Upon harvesting, the complete digital farmer could be operating in a closed ecosystem with identified off-takers in a structured market system. The farmer is paid through a smart card that is also linked to the production information which optimizes selling prices and help the farmer negotiate better with the off takers. The farmer may be paid digitally through the smart card or have the money sent to his mobile wallet. In a cashless ecosystem, the farmer never handles cash but can order for the next season inputs through the same card system. The farmer walks to the nearest financial institution, shows his smart card and the banking officer who knows little about agriculture could swipe the farmer’s card onto its data system to reveal the farmer’s credit score. The digital farmer is given credit and a series of notifications are sent to input companies who delivers the farmers inputs. Ultimately, Ghana’s rural folks who currently are not integrated into the formal economy becomes fully digitally and financially included. This is the means by which the whole society gets lifted out of poverty and then we can say indeed, agriculture is the mainstay of the economy because 71% of our rural compatriots who are engaged in this sector can now be tracked by tax authorities whilst other service provides target them to sell a whole range of consumer goods and services.
The possibilities of big data powered by large algorithms in promoting sustainable agriculture is endless and even at this stage, our finite minds cannot fathom all the possibilities that may exist.
Embracing the 4th industrial revolution through “Agritech”

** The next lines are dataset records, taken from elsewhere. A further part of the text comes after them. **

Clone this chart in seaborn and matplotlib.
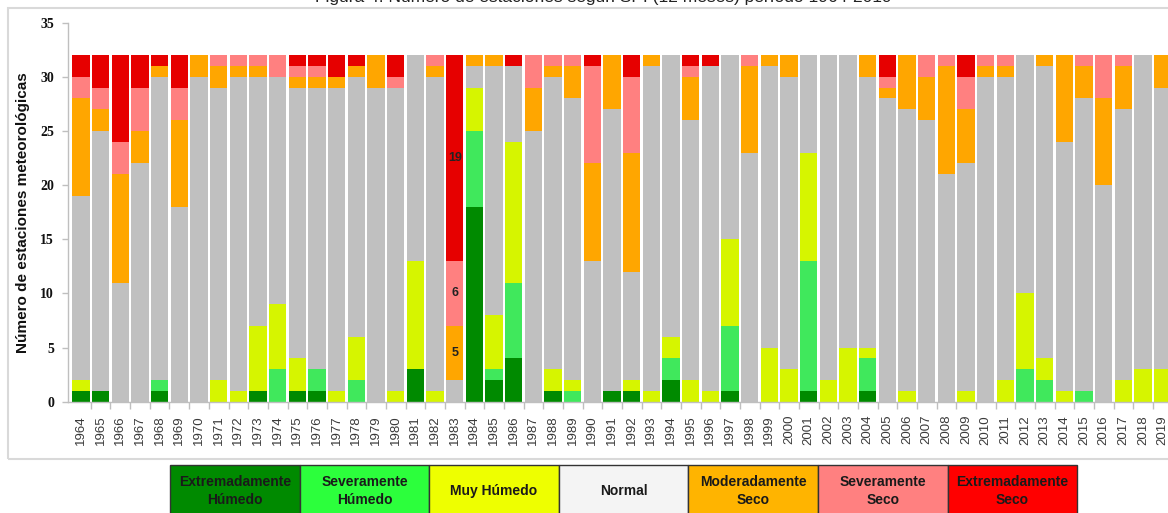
import numpy as np
import pandas as pd
import matplotlib
matplotlib.use("Agg")
import matplotlib.pyplot as plt
import seaborn as sns
from matplotlib.patches import Rectangle

years = [1964, 1965, 1966, 1967, 1968, 1969, 1970, 1971, 1972, 1973, 1974, 1975, 1976, 1977,
         1978, 1979, 1980, 1981, 1982, 1983, 1984, 1985, 1986, 1987, 1988, 1989, 1990, 1991,
         1992, 1993, 1994, 1995, 1996, 1997, 1998, 1999, 2000, 2001, 2002, 2003, 2004, 2005,
         2006, 2007, 2008, 2009, 2010, 2011, 2012, 2013, 2014, 2015, 2016, 2017, 2018, 2019]

ext_humedo = [1, 1, 0, 0, 1, 0, 0, 0, 0, 1, 0, 1, 1, 0,
              0, 0, 0, 3, 0, 0, 18, 2, 4, 0, 1, 0, 0, 1,
              1, 0, 2, 0, 0, 1, 0, 0, 0, 1, 0, 0, 1, 0,
              0, 0, 0, 0, 0, 0, 0, 0, 0, 0, 0, 0, 0, 0]
sev_humedo = [0, 0, 0, 0, 1, 0, 0, 0, 0, 0, 3, 0, 2, 0,
              2, 0, 0, 0, 0, 0, 7, 1, 7, 0, 0, 1, 0, 0,
              0, 0, 2, 0, 0, 6, 0, 0, 0, 12, 0, 0, 3, 0,
              0, 0, 0, 0, 0, 0, 3, 2, 0, 1, 0, 0, 0, 0]
muy_humedo = [1, 0, 0, 0, 0, 0, 0, 2, 1, 6, 6, 3, 0, 1,
              4, 0, 1, 10, 1, 0, 4, 5, 13, 0, 2, 1, 0, 0,
              1, 1, 2, 2, 1, 8, 0, 5, 3, 10, 2, 5, 1, 0,
              1, 0, 0, 1, 0, 2, 7, 2, 1, 0, 0, 2, 3, 3]
normal = [17, 24, 11, 22, 28, 18, 30, 27, 29, 23, 21, 25, 26, 28,
          24, 29, 28, 19, 29, 2, 2, 23, 7, 25, 27, 26, 13, 26,
          10, 30, 26, 24, 30, 17, 23, 26, 27, 9, 30, 27, 25, 28,
          26, 26, 21, 21, 30, 28, 22, 27, 23, 27, 20, 25, 29, 26]
mod_seco = [9, 2, 10, 3, 1, 8, 2, 2, 1, 1, 0, 1, 1, 1,
            1, 3, 0, 0, 1, 5, 1, 1, 0, 4, 1, 3, 9, 5,
            11, 1, 0, 4, 0, 0, 8, 1, 2, 0, 0, 0, 2, 1,
            5, 4, 10, 5, 1, 1, 0, 1, 8, 3, 8, 4, 0, 3]
sev_seco = [2, 2, 3, 4, 0, 3, 0, 1, 1, 1, 2, 1, 1, 0,
            0, 0, 1, 0, 1, 6, 0, 0, 0, 3, 1, 1, 9, 0,
            7, 0, 0, 1, 0, 0, 1, 0, 0, 0, 0, 0, 0, 1,
            0, 2, 1, 3, 1, 1, 0, 0, 0, 1, 4, 1, 0, 0]
ext_seco = [2, 3, 8, 3, 1, 3, 0, 0, 0, 0, 0, 1, 1, 2,
            1, 0, 2, 0, 0, 19, 0, 0, 1, 0, 0, 0, 1, 0,
            2, 0, 0, 1, 1, 0, 0, 0, 0, 0, 0, 0, 0, 2,
            0, 0, 0, 2, 0, 0, 0, 0, 0, 0, 0, 0, 0, 0]

categories = ["Extremadamente\nHúmedo", "Severamente\nHúmedo", "Muy Húmedo", "Normal",
              "Moderadamente\nSeco", "Severamente\nSeco", "Extremadamente\nSeco"]
bar_colors = ["#008a00", "#40e85c", "#d6f500", "#c0c0c0", "#ffa600", "#ff8080", "#e60000"]
legend_colors = ["#008a00", "#2cff3c", "#eeff00", "#f4f4f4", "#ffb400", "#ff8080", "#ff0000"]
annot_year = 1983
title = "Figura 4. Número de estaciones según SPI (12 meses) período 1964-2019"

series = [ext_humedo, sev_humedo, muy_humedo, normal, mod_seco, sev_seco, ext_seco]
labels = [str(y) for y in years]
df = pd.DataFrame({c: s for c, s in zip(categories, series)}, index=labels)
cum = df.cumsum(axis=1)

fig = plt.figure(figsize=(11.68, 5.13), dpi=100)
W, H = 1168, 513
ax = fig.add_axes([68 / W, (H - 401.7) / H, (1175 - 68) / W, (401.7 - 22.5) / H])

for k in range(len(categories) - 1, -1, -1):
    sns.barplot(x=labels, y=cum.iloc[:, k].values, order=labels, color=bar_colors[k],
                saturation=1, width=0.88, linewidth=0, errorbar=None, ax=ax)

# annotations for 1983
i = labels.index(str(annot_year))
for k in (4, 5, 6):
    v = df.iloc[i, k]
    base = cum.iloc[i, k - 1]
    ax.text(i, base + v / 2, str(v), ha="center", va="center", fontsize=9,
            fontweight="bold", color="#222222", family=["Liberation Sans Narrow", "Liberation Sans"])

ax.set_xlim(-0.66, len(labels) - 0.38)
ax.set_ylim(0, 35)
ax.set_yticks(range(0, 36, 5))
ax.set_xlabel("")
ax.set_ylabel("")
for s in ("top", "right"):
    ax.spines[s].set_visible(False)
for s in ("left", "bottom"):
    ax.spines[s].set_color("#bfbfbf")
    ax.spines[s].set_linewidth(1)

ax.tick_params(axis="y", length=4, width=1, color="#bfbfbf", pad=6)
for t in ax.get_yticklabels():
    t.set_fontfamily(["Liberation Serif", "DejaVu Serif"])
    t.set_fontweight("bold")
    t.set_fontsize(10)
    t.set_color("#111111")
ax.set_xticks(np.arange(len(labels)) + 0.5, minor=True)
ax.tick_params(axis="x", which="minor", length=5, width=1, color="#bfbfbf")
ax.tick_params(axis="x", which="major", length=0, pad=9.5)
ax.set_xticks(range(len(labels)))
ax.set_xticklabels(labels, rotation=90, fontsize=9.5, color="#3a3a3a",
                   family=["Liberation Sans", "DejaVu Sans"])

fig.text(23 / W, 1 - 213 / H, "Número de estaciones meteorológicas", rotation=90,
         ha="center", va="center", fontsize=11, fontweight="bold", color="#111111",
         family=["Liberation Sans Narrow", "Liberation Sans"])

# title, mostly above the top edge as in the reference
fig.text(0.517, 1 - 1.8 / H, title, ha="center", va="baseline", fontsize=12.5,
         color="#222222", family=["Liberation Sans", "DejaVu Sans"])

# outer frame
fig.add_artist(Rectangle((8 / W, (H - 459) / H), 1.2, (459 - 8) / H, transform=fig.transFigure,
                         fill=False, edgecolor="#d9d9d9", linewidth=1.5))

# legend boxes
x0, bw = 170, 129.6
for k, (lab, col) in enumerate(zip(categories, legend_colors)):
    fig.add_artist(Rectangle(((x0 + k * bw) / W, -0.05), bw / W, (H - 465) / H + 0.05,
                             transform=fig.transFigure, facecolor=col, edgecolor="#333333",
                             linewidth=1))
    fig.text((x0 + (k + 0.5) * bw) / W, 1 - 491 / H, lab, ha="center", va="center",
             fontsize=10, fontweight="bold", color="#1a1a1a", linespacing=1.35,
             family=["Liberation Sans Narrow", "Liberation Sans"])

fig.savefig("out.png", dpi=100)
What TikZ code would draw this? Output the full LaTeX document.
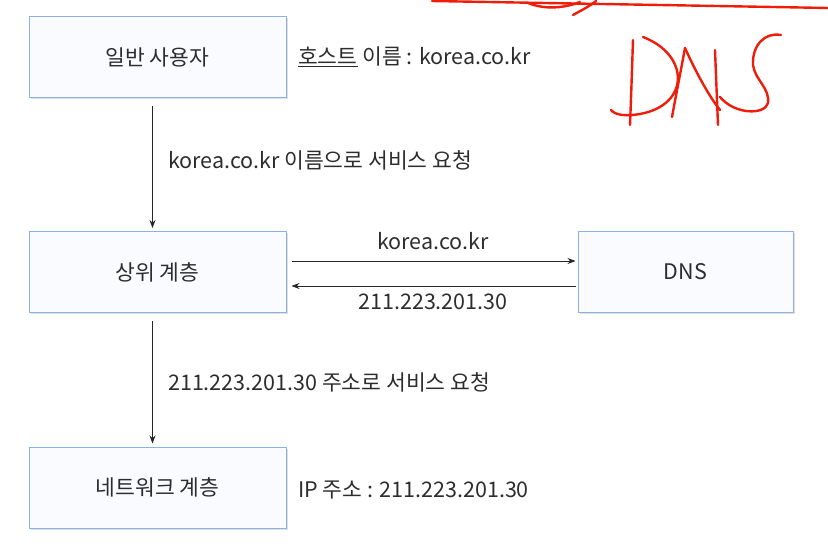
\documentclass[tikz,border=0pt]{standalone}
\usepackage{fontspec}
\setmainfont{Noto Sans CJK KR}
\usetikzlibrary{arrows.meta,shadows}
\definecolor{boxline}{RGB}{140,178,228}
\definecolor{boxfill}{RGB}{249,251,255}
\definecolor{txt}{RGB}{45,45,45}
\definecolor{pen}{RGB}{240,28,10}
\begin{document}
\begin{tikzpicture}[x=1pt, y=-1pt,
    box/.style={draw=boxline, fill=boxfill, line width=1pt, minimum width=257pt, minimum height=81pt,
      text=txt, font=\fontsize{21.5}{21.5}\selectfont, drop shadow={opacity=0.25, shadow xshift=1.5pt, shadow yshift=-1.5pt}},
    lbl/.style={text=txt, font=\fontsize{21.5}{21.5}\selectfont, inner sep=0pt},
    arr/.style={-{Stealth[length=8pt,width=6pt]}, line width=0.8pt, draw=black!85},
    ink/.style={draw=pen, line width=2.4pt, line cap=round, line join=round}]
  \useasboundingbox (0,0) rectangle (828,556);
  \node[box] (user) at (157.5,57) {일반 사용자};
  \node[box] (upper) at (157.5,272) {상위 계층};
  \node[box, minimum width=215pt] (dns) at (685.5,272) {DNS};
  \node[box] (net) at (157.5,487.5) {네트워크 계층};
  \node[lbl, anchor=west] (host) at (298,57) {\underline{호스트} 이름 : korea.co.kr};
  \node[lbl, anchor=west] (req1) at (168,160) {korea.co.kr 이름으로 서비스 요청};
  \node[lbl, anchor=west] (req2) at (168,382) {211.223.201.30 주소로 서비스 요청};
  \node[lbl, anchor=west] (ip) at (298,490) {IP 주소 : 211.223.201.30};
  \node[lbl] (qname) at (433,241) {korea.co.kr};
  \node[lbl] (qaddr) at (433,302) {211.223.201.30};
  \draw[arr] ([xshift=-5pt,yshift=-8pt]user.south) -- ([xshift=-5pt,yshift=3pt]upper.north);
  \draw[arr] ([xshift=-5pt,yshift=-8pt]upper.south) -- ([xshift=-5pt,yshift=3pt]net.north);
  \draw[arr] ([xshift=5pt,yshift=11pt]upper.east) -- ([xshift=-2pt,yshift=11pt]dns.west);
  \draw[arr] ([xshift=-2pt,yshift=-14pt]dns.west) -- ([xshift=5pt,yshift=-14pt]upper.east);
  % pen marks
  \draw[ink] (432,1) .. controls (600,4) and (720,6) .. (828,8);
  \draw[ink] (528,3) .. controls (545,10) and (565,8) .. (580,2);
  \draw[ink] (573,15) .. controls (582,10) and (590,6) .. (596,1);
  \draw[ink] (633,40) .. controls (632,70) and (631,100) .. (630,125);
  \draw[ink] (643,37) .. controls (690,55) and (690,105) .. (640,114) .. controls (628,116) and (616,116) .. (611,110);
  \draw[ink] (672,117) .. controls (676,95) and (681,70) .. (685,48);
  \draw[ink] (685,48) .. controls (695,70) and (708,95) .. (720,110);
  \draw[ink] (715,50) .. controls (716,75) and (717,100) .. (718,125);
  \draw[ink] (781,35) .. controls (765,32) and (752,45) .. (753,65) .. controls (755,80) and (770,88) .. (768,103) .. controls (765,115) and (735,115) .. (720,97);
\end{tikzpicture}
\end{document}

Having missed the first three industrial revolutions, we need to embrace this new age with religious zealousness. It doesn’t matter whether you believe in it or not. As Africans, we gave the world its first civilization and even went ahead to populate the entire unknown places of planet earth. Somehow, we folded our hands and watched the first three industrial revolutions passed by, choosing not to believe in them but rather putting our faith in needless religious ceremonies. we cannot afford to miss this train for it may well be the last train.
Fortunately for us, it seems to me we have finally woken up from our years of mental and economic slumber. There are many young Ghanaians and Africans in general who now believe that the future lies in data and digitization. We are now moving towards the knowledge economy and no longer believe in the raw material-based economy which were callously enforced by our colonizers. These young people who are starting businesses in what we now call “Agritech” companies need to be given direct support through deliberate Government programs designed to encourage further innovation and scalability. These start-ups as well as all the growth stage companies like my own Esoko needs to run faster than we have ever done to keep up with the rapidly evolving mantra of digitization and data science. In doing so, we must learn to cooperate and work together. Developing several agritech entrepreneurs in close succession raises some questions regarding the commercial sustainability of these enterprises. Some have argued that with the many entrepreneurs, each of them tackling one or two challenges within segments of the value chain in a market like Ghana could lead to fragmentation and hurts the businesses’ ability to scale.
Whilst we think about this potential threat to the businesses ability to scale beyond Ghana, we must also remember that agriculture cannot be sustainable and run profitably without the total embrace of big data, digitization, AI and Internet of Things. Ghana and African’s in general cannot, and must not, for the 4th time, miss this train.